Annie Dookhan, The Errant Lab Chemist with an Aim to Please
There’s still a lot left to learn about Annie Dookhan, the chemist whose erratic behavior has called thousands of state crime lab samples into question, and what motivated her to act so irrationally, but a 100-page State Police report on the case, as reported in the Globe today, offers at least some clues to her motivations. Interviews with coworkers at the lab depict someone who sounds almost desperate to please people:
According to Hevis [Lleshi, a chemist whom Dookhan trained], Annie Dookhan was always trying to please people. ADAs, cops, bosses, directors … Hevis tried to work at Annie Dookhan’s pace, but [supervisors] told her to “slow down, you can’t work like her, it’s against protocol.”
As the Globe notes, Dookhan padded her resume “to make herself look more impressive.” She took on absurd amounts of case work, which she had to cut corners to complete, but didn’t collect overtime pay. There’s not a lot of obvious benefit, monetary or otherwise, she derived from this, so this impulse to please people seems like a persuasive, if partial, explanation of her motivations.
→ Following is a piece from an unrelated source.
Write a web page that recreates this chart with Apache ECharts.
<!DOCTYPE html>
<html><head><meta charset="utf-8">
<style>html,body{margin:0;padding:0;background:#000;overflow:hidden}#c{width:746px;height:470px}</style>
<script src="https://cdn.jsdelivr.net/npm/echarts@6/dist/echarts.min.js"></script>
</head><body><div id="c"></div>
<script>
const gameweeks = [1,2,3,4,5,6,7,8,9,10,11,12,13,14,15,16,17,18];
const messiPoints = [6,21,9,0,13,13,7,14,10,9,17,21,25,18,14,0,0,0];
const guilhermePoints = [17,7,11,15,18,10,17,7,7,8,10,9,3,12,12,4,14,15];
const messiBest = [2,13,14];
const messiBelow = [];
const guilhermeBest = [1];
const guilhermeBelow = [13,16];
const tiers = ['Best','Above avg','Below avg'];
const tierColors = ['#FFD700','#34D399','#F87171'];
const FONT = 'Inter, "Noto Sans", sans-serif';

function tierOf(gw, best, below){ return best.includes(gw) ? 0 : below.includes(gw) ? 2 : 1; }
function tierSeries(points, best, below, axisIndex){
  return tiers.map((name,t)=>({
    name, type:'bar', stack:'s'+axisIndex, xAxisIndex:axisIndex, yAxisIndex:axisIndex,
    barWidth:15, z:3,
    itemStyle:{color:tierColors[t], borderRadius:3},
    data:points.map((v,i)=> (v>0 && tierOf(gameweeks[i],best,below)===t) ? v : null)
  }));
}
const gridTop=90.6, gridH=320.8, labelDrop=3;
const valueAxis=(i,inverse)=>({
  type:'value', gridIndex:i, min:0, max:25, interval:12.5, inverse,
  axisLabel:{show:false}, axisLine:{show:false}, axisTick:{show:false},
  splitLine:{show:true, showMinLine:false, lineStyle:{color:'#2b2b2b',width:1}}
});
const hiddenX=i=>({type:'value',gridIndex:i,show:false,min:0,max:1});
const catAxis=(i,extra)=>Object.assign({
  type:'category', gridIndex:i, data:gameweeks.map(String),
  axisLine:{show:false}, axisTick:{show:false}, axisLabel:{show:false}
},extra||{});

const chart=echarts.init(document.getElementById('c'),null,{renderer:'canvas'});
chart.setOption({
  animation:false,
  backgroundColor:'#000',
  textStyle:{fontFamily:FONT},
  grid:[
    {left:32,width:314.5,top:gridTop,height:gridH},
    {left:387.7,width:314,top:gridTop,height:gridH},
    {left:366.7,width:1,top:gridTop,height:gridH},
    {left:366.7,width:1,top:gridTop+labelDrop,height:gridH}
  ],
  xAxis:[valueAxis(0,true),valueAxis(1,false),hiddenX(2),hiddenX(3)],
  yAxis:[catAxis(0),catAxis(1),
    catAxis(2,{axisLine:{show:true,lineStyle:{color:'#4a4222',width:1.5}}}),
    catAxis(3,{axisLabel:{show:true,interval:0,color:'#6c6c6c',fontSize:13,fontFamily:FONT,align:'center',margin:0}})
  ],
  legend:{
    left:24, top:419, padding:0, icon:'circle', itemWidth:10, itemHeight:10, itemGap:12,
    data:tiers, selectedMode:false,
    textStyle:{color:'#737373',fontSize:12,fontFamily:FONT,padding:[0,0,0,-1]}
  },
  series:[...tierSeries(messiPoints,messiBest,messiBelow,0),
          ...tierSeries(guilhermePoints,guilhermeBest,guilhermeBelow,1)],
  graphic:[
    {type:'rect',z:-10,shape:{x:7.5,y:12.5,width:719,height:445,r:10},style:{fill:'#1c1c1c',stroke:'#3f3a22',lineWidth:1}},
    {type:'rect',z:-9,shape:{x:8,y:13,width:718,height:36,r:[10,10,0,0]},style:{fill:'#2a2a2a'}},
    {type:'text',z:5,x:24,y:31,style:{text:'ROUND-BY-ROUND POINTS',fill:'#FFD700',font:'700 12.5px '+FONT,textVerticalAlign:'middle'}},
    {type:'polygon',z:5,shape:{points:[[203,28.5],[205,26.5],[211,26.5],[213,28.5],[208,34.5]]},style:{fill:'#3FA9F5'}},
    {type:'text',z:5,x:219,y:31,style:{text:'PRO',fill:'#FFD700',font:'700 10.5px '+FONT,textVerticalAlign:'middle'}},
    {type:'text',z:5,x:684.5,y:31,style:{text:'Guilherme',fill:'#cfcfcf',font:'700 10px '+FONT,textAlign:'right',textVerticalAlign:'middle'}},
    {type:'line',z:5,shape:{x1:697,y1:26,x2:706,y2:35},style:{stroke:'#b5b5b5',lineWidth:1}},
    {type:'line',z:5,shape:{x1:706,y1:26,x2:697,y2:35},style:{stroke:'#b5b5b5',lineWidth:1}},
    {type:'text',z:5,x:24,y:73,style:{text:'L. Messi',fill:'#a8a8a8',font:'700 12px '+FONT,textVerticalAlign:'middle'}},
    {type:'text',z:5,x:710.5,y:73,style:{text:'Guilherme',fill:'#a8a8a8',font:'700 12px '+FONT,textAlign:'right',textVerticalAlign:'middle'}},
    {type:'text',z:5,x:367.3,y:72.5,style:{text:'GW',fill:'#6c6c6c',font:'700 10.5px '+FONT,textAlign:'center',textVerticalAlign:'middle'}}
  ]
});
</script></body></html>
Dookhan is obviously an exceptional case and a pretty troubled person. But this aim to please is familiar. Peppered throughout recent headlines are examples of people going for what they want in the short term by doing risky things that don’t pay off in the long term. Among the 125 Harvard undergraduates accused of sharing answers on a take-home exam, perhaps there are some who were confused about the rules. But surely there are some who knowingly took on the risk of punishment with hopes of pleasing professors, parents, or future employers. Mitt Romney, eager to please his Republican primary voters, took on a conservative stance he’s having a lot of trouble shedding in the general election. Financial institutions, hoping to make money for their investors and give America the homes they couldn’t afford, approved mortgages they shouldn’t have approved, repackaged and sold off securities, and … well you know the rest.
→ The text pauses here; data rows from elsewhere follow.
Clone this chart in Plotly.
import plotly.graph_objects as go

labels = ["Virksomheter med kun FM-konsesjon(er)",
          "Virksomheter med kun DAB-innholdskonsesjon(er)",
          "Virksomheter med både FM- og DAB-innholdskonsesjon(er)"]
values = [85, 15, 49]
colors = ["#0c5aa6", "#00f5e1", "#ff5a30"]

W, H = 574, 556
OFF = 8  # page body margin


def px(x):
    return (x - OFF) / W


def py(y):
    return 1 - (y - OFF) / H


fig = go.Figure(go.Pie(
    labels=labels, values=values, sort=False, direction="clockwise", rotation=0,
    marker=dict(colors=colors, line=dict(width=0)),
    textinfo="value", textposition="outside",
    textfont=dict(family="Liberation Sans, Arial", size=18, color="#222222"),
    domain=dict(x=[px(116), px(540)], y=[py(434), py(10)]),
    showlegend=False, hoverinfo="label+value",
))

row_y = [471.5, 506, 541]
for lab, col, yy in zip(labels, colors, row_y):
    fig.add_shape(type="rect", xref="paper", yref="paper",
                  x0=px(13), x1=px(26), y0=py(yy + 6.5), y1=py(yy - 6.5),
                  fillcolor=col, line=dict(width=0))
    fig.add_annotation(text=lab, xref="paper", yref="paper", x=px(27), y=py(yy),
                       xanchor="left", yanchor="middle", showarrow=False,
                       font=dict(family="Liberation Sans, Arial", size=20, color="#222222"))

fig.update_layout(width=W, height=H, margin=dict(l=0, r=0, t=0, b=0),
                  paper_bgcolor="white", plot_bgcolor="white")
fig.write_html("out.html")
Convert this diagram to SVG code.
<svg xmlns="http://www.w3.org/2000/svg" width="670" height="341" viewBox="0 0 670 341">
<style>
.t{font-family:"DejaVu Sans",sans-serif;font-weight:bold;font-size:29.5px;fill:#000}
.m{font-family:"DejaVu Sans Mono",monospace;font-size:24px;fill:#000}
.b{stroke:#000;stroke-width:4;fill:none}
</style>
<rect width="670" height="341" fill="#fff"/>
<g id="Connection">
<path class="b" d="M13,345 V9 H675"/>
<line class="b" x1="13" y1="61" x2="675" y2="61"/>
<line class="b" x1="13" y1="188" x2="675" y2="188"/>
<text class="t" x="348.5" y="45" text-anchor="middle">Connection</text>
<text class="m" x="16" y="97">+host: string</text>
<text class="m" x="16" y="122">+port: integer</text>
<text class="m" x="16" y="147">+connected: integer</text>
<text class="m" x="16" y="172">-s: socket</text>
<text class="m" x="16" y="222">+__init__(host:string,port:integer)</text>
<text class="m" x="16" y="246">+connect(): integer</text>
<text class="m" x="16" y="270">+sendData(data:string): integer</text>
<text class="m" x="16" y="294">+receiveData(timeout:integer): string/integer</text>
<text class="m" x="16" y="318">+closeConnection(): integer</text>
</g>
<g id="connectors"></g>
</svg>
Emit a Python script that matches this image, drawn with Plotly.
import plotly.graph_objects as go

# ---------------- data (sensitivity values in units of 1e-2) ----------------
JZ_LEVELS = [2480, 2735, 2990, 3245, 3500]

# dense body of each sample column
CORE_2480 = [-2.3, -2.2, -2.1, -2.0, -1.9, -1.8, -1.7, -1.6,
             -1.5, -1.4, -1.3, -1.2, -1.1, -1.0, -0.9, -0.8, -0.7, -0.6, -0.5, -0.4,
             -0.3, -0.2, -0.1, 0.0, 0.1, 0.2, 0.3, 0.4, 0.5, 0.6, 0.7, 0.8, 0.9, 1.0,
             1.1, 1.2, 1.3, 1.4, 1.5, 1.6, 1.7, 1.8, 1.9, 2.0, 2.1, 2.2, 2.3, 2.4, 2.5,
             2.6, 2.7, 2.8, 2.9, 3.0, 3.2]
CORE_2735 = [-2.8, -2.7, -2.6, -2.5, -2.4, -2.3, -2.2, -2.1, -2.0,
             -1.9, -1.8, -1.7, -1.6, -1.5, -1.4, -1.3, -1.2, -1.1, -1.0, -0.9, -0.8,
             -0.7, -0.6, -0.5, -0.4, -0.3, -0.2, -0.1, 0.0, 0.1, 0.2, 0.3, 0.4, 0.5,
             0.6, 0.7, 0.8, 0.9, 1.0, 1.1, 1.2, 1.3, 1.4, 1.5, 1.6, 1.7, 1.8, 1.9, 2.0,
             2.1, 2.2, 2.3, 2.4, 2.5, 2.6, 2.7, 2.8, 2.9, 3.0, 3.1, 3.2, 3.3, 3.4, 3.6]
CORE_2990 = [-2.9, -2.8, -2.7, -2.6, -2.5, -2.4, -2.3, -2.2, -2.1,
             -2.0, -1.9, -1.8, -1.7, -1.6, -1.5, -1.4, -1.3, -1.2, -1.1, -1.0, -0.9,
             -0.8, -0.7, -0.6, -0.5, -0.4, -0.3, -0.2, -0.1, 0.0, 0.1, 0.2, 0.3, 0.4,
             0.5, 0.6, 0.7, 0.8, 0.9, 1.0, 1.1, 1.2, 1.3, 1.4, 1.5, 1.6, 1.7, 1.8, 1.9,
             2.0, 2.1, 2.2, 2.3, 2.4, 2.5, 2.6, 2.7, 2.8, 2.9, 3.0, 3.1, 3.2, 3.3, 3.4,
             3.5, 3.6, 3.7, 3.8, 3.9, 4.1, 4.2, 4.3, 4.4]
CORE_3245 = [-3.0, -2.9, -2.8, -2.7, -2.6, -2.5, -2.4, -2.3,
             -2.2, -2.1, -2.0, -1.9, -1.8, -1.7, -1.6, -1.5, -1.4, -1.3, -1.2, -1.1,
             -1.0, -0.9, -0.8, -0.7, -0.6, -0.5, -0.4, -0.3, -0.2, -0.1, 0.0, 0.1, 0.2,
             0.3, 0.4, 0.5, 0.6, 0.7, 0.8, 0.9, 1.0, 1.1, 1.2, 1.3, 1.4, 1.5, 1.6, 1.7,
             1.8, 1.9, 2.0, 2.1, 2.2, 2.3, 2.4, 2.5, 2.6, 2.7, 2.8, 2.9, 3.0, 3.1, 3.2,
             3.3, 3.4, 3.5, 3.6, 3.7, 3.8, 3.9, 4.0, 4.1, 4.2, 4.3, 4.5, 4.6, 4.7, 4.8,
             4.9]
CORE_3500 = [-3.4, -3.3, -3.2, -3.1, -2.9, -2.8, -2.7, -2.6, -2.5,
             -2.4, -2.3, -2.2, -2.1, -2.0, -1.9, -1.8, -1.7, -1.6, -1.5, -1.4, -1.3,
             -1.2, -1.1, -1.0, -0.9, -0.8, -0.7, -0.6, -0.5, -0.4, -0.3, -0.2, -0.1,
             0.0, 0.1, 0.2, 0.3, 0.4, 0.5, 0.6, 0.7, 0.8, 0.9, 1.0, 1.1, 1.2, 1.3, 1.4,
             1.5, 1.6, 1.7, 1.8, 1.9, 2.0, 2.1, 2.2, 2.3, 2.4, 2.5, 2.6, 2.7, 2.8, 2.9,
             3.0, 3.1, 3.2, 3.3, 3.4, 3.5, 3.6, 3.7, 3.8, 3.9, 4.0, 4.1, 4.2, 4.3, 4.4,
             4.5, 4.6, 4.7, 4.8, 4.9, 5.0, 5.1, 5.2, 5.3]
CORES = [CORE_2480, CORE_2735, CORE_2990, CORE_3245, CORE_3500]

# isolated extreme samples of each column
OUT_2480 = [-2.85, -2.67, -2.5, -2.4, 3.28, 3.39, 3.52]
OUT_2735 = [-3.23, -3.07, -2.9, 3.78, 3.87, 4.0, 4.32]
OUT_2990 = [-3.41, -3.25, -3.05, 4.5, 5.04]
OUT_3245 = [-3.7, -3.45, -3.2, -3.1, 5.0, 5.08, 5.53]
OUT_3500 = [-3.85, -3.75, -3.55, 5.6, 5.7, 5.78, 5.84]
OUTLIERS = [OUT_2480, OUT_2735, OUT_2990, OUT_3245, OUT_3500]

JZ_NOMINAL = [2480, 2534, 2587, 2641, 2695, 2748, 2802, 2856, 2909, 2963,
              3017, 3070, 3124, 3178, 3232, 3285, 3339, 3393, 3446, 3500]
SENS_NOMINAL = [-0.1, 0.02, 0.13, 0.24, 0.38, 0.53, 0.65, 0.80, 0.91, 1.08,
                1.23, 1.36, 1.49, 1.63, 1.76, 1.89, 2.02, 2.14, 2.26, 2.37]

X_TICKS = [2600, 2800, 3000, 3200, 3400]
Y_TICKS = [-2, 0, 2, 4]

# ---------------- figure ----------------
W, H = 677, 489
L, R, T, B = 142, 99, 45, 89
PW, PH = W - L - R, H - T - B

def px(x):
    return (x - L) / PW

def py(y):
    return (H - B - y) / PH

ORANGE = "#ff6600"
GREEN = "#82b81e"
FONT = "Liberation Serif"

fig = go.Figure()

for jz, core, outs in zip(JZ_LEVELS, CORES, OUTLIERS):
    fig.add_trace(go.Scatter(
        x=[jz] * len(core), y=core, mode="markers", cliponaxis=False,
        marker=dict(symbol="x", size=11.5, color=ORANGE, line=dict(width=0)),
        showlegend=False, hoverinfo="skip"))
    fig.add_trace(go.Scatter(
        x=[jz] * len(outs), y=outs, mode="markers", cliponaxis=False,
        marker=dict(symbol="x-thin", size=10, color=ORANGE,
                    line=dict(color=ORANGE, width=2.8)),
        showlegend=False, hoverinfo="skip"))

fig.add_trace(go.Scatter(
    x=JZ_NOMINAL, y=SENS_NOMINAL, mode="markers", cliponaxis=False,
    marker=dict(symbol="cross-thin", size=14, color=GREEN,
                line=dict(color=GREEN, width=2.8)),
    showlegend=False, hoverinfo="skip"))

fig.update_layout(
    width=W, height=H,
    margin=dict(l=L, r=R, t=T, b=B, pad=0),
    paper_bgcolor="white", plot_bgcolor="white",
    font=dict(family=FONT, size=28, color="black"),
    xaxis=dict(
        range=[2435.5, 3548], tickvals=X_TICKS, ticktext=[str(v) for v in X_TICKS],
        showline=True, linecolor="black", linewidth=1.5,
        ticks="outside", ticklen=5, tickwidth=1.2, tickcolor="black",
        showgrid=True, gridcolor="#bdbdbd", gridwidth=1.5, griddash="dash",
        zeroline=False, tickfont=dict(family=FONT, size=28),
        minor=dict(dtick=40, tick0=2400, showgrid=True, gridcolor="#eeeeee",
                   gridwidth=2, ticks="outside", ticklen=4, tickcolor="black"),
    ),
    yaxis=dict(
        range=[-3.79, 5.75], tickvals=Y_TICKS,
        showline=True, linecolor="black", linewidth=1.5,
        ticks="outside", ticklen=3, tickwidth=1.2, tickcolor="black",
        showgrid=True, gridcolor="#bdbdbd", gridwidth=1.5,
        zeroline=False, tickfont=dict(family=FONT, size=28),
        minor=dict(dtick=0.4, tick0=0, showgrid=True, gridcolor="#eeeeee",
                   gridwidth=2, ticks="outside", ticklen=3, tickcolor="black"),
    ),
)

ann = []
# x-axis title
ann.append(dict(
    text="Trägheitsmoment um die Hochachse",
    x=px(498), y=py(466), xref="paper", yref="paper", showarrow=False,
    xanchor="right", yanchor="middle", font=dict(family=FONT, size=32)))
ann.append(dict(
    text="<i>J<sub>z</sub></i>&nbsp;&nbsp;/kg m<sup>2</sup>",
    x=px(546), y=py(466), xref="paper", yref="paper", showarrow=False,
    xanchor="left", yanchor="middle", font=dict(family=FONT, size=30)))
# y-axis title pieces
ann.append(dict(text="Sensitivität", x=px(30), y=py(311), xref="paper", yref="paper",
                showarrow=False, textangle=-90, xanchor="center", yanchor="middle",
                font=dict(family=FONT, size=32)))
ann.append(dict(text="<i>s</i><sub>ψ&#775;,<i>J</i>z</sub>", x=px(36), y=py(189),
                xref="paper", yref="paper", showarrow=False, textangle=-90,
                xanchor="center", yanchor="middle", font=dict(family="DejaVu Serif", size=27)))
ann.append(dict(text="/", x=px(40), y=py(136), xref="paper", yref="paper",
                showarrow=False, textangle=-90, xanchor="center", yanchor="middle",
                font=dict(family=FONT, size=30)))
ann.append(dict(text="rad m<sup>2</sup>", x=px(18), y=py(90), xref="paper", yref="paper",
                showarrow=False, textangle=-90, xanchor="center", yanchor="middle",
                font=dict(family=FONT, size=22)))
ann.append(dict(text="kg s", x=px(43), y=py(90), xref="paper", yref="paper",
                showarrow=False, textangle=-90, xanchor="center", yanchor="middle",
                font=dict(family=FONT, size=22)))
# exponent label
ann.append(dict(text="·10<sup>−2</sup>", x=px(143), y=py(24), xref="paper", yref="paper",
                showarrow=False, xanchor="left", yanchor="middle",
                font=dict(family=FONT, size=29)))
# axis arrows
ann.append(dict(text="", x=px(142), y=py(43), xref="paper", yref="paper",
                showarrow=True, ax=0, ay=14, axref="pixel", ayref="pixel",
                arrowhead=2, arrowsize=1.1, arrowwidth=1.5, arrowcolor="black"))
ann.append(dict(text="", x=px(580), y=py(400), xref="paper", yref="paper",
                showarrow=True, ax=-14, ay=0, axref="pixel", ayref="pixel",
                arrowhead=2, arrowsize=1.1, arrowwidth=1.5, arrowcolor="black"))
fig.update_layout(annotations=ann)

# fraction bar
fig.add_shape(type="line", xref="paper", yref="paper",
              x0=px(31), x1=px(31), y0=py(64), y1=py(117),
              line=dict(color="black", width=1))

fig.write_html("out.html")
If there’s something that reading through transcripts of interviews with Dookhan’s coworkers teaches us, it’s to trust our instincts about people. A lot of the people interviewed claim they had serious concerns about her and some even raised their concerns with higher-ups years ago. But maybe the lesson is also to beware the overachiever. And beware our own impulse to please a superior without an eye on the long game.